Current students are all too often pressured to pursue what a colleague termed 'technological instrumentalism' rather than genuine inquiry. This is often fostered by academic bureaucrats, who may even ask that grant applicants specify the outcomes of their research, despite the fact that if this can be done, the research concerned must be either trivial or totally un-necessary! Silverman's chapter on originality in research is therefore especially welcome. Real scholarship demands genuine inquiry and exploration, hence creativity and originality.

He follows this with some vary sound advice on choice of a subject - graduate students who read and understand this chapter would probably be much less likely to drop out as a result of becoming stalled in mid-project. Having dealt here with the extent to which no inquiry can be free of theoretical pre- suppositions, the reader must proceed to the next chapter on the nature of theory and its diversity of forms. This is indeed a tour de force of simple and lucid expression.

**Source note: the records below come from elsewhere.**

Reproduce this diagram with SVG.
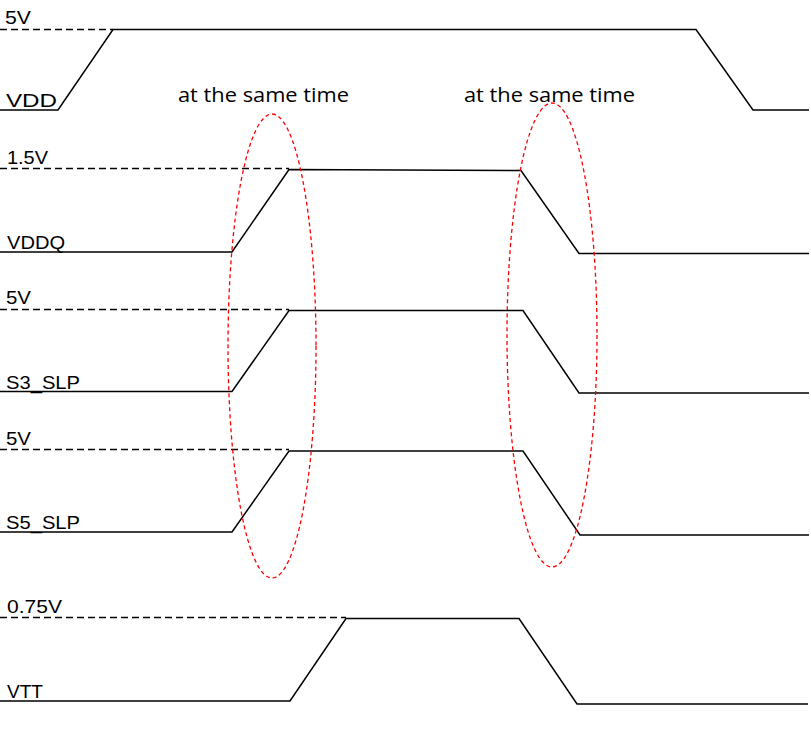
<svg xmlns="http://www.w3.org/2000/svg" width="811" height="733" viewBox="0 0 811 733">
<style>
.bg{fill:#ffffff}
.sig{fill:none;stroke:#000;stroke-width:1.5;stroke-linejoin:miter}
.ref{fill:none;stroke:#000;stroke-width:1.3;stroke-dasharray:7 4}
.oval{fill:none;stroke:#ff0000;stroke-width:1.3;stroke-dasharray:4 3}
.lbl{font-family:"Liberation Sans",Arial,sans-serif;font-size:18px;fill:#000}
.note{font-family:"Open Sans","Noto Sans",sans-serif;font-size:20px;fill:#000}
</style>
<rect class="bg" x="0" y="0" width="811" height="733"/>
<g id="VDD">
<line class="ref" x1="0" y1="29.5" x2="113" y2="29.5"/>
<polyline class="sig" points="0,110 58,110 113,29.5 696,29.5 753,110 809,110"/>
<text class="lbl" x="5" y="24" textLength="26" lengthAdjust="spacingAndGlyphs">5V</text>
<text class="lbl" x="6" y="107" textLength="51" lengthAdjust="spacingAndGlyphs">VDD</text>
</g>
<g id="VDDQ">
<line class="ref" x1="0" y1="168.5" x2="289" y2="168.5"/>
<polyline class="sig" points="0,252 232,252 289,169.5 521,170.5 579,253.5 809,253.5"/>
<text class="lbl" x="7" y="164" textLength="41" lengthAdjust="spacingAndGlyphs">1.5V</text>
<text class="lbl" x="7" y="249" textLength="58" lengthAdjust="spacingAndGlyphs">VDDQ</text>
</g>
<g id="S3_SLP">
<line class="ref" x1="0" y1="309.5" x2="289" y2="309.5"/>
<polyline class="sig" points="0,391.5 232,391.5 289,310.5 523,310.5 579,393 809,393"/>
<text class="lbl" x="6" y="304" textLength="25" lengthAdjust="spacingAndGlyphs">5V</text>
<text class="lbl" x="6" y="389" textLength="74" lengthAdjust="spacingAndGlyphs">S3_SLP</text>
</g>
<g id="S5_SLP">
<line class="ref" x1="0" y1="449.5" x2="289" y2="449.5"/>
<polyline class="sig" points="0,532 232,532 289,451 523,451 580,535 809,535"/>
<text class="lbl" x="6" y="445" textLength="25" lengthAdjust="spacingAndGlyphs">5V</text>
<text class="lbl" x="6" y="529" textLength="74" lengthAdjust="spacingAndGlyphs">S5_SLP</text>
</g>
<g id="VTT">
<line class="ref" x1="0" y1="617.5" x2="346" y2="617.5"/>
<polyline class="sig" points="0,701 290,701 346,618.5 519,618.5 577,704 808,704"/>
<text class="lbl" x="7" y="613" textLength="55" lengthAdjust="spacingAndGlyphs">0.75V</text>
<text class="lbl" x="7" y="698" textLength="36" lengthAdjust="spacingAndGlyphs">VTT</text>
</g>
<g id="same-time-left">
<ellipse class="oval" cx="272" cy="346" rx="44" ry="232"/>
<text class="note" x="178" y="102" textLength="171" lengthAdjust="spacingAndGlyphs">at the same time</text>
</g>
<g id="same-time-right">
<ellipse class="oval" cx="552" cy="335" rx="45" ry="232"/>
<text class="note" x="464" y="102" textLength="171" lengthAdjust="spacingAndGlyphs">at the same time</text>
</g>
</svg>
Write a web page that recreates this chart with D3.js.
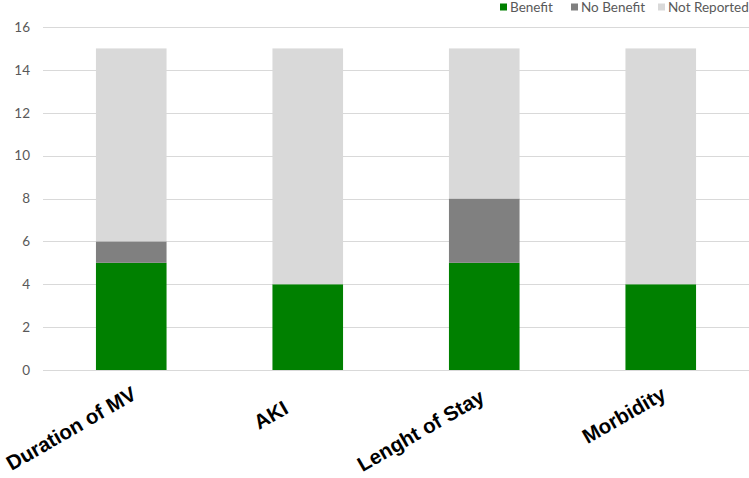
<!DOCTYPE html>
<html><head><meta charset="utf-8">
<script src="https://cdn.jsdelivr.net/npm/d3@7"></script>
<style>body{margin:0;background:#fff}svg{display:block}</style>
</head><body>
<script>
const categories = ["Duration of MV", "AKI", "Lenght of Stay", "Morbidity"];
const categoryLabels = ["Duration of MV", "AKI     ", "Lenght of Stay ", "Morbidity"];
const seriesNames = ["Benefit", "No Benefit", "Not Reported"];
const benefit = [5, 4, 5, 4];
const noBenefit = [1, 0, 3, 0];
const notReported = [9, 11, 7, 11];
const yTicks = [0, 2, 4, 6, 8, 10, 12, 14, 16];
const colors = ["#008000", "#808080", "#d9d9d9"];

const W = 749, H = 478;
const svg = d3.select("body").append("svg").attr("width", W).attr("height", H);
const x = d3.scaleBand().domain(categories).range([43, 749]).paddingInner(0.6).paddingOuter(0.3);
const y = d3.scaleLinear().domain([0, 16]).range([370, 27]);

const rows = categories.map((c, i) => ({cat: c, "Benefit": benefit[i], "No Benefit": noBenefit[i], "Not Reported": notReported[i]}));
const stacked = d3.stack().keys(seriesNames)(rows);

// gridlines
svg.append("g").selectAll("line").data(yTicks).join("line")
  .attr("x1", 43).attr("x2", 749)
  .attr("y1", d => Math.round(y(d)) + 0.5).attr("y2", d => Math.round(y(d)) + 0.5)
  .attr("stroke", "#d9d9d9").attr("stroke-width", 1);

// y axis labels
const yAxis = d3.axisLeft(y).tickValues(yTicks).tickSize(0).tickPadding(0);
const ya = svg.append("g").attr("transform", "translate(30,0)").call(yAxis);
ya.select(".domain").remove();
ya.selectAll("text").attr("fill", "#595959").style("font-family", "Lato, sans-serif").style("font-size", "13.5px");

// bars
svg.append("g").selectAll("g").data(stacked).join("g")
  .attr("fill", (d, i) => colors[i])
  .selectAll("rect").data(d => d).join("rect")
  .attr("x", d => x(d.data.cat))
  .attr("width", x.bandwidth())
  .attr("y", d => y(d[1]))
  .attr("height", d => y(d[0]) - y(d[1]));

// x labels
const xAxis = d3.axisBottom(x).tickSize(0).tickPadding(0)
  .tickFormat(d => categoryLabels[categories.indexOf(d)]);
const xa = svg.append("g").attr("transform", "translate(3,392)").call(xAxis);
xa.select(".domain").remove();
xa.selectAll("text")
  .attr("text-anchor", "end").attr("dy", "0.35em").attr("y", 0)
  .attr("transform", "rotate(-30)")
  .attr("fill", "#000")
  .style("white-space", "pre")
  .style("font-family", "'Liberation Sans', Arial, sans-serif")
  .style("font-weight", "bold").style("font-size", "20.5px");

// legend
const legendX = [500, 571, 658];
const lg = svg.append("g").selectAll("g").data(seriesNames).join("g")
  .attr("transform", (d, i) => `translate(${legendX[i]},7)`);
lg.append("rect").attr("width", 7).attr("height", 7).attr("y", -3.5).attr("fill", (d, i) => colors[i]);
lg.append("text").attr("x", 10).attr("dy", "0.35em").text(d => d)
  .attr("fill", "#595959").style("font-family", "Lato, sans-serif").style("font-size", "13.5px");
</script>
</body></html>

Given these foundations, the chapters which follow on methodology, data collection and analysis, management of the research process, and the writing up of research are all excellent. One of the delights to me is to find that the author strongly challenges the sacred cow of triangulation, but then my one disappointment is that he might have dealt more fully with the potential values of multiple-methods studies. My own experience in both carrying out such studies and integrating the work of multi- disciplinary teams, and recognising the ontological problems posed by using multiple perspectives, demonstrates that they offer a great opportunity for knowledge-building. Personally, I see them as something like Wolcott's metaphor of photography which is cited by Silverman to emphasise the importance of determining the level at which we might study a topic - wide angle lens or close-up lens. A whole series of inter-related photographs, each showing a different degree of detail, cannot only give us a much better view of the whole, but can demonstrate the way in which each view relates to others.

In summary, this is an outstanding text and could be recommended not only to novice students but to all interested in the execution or consumption of research.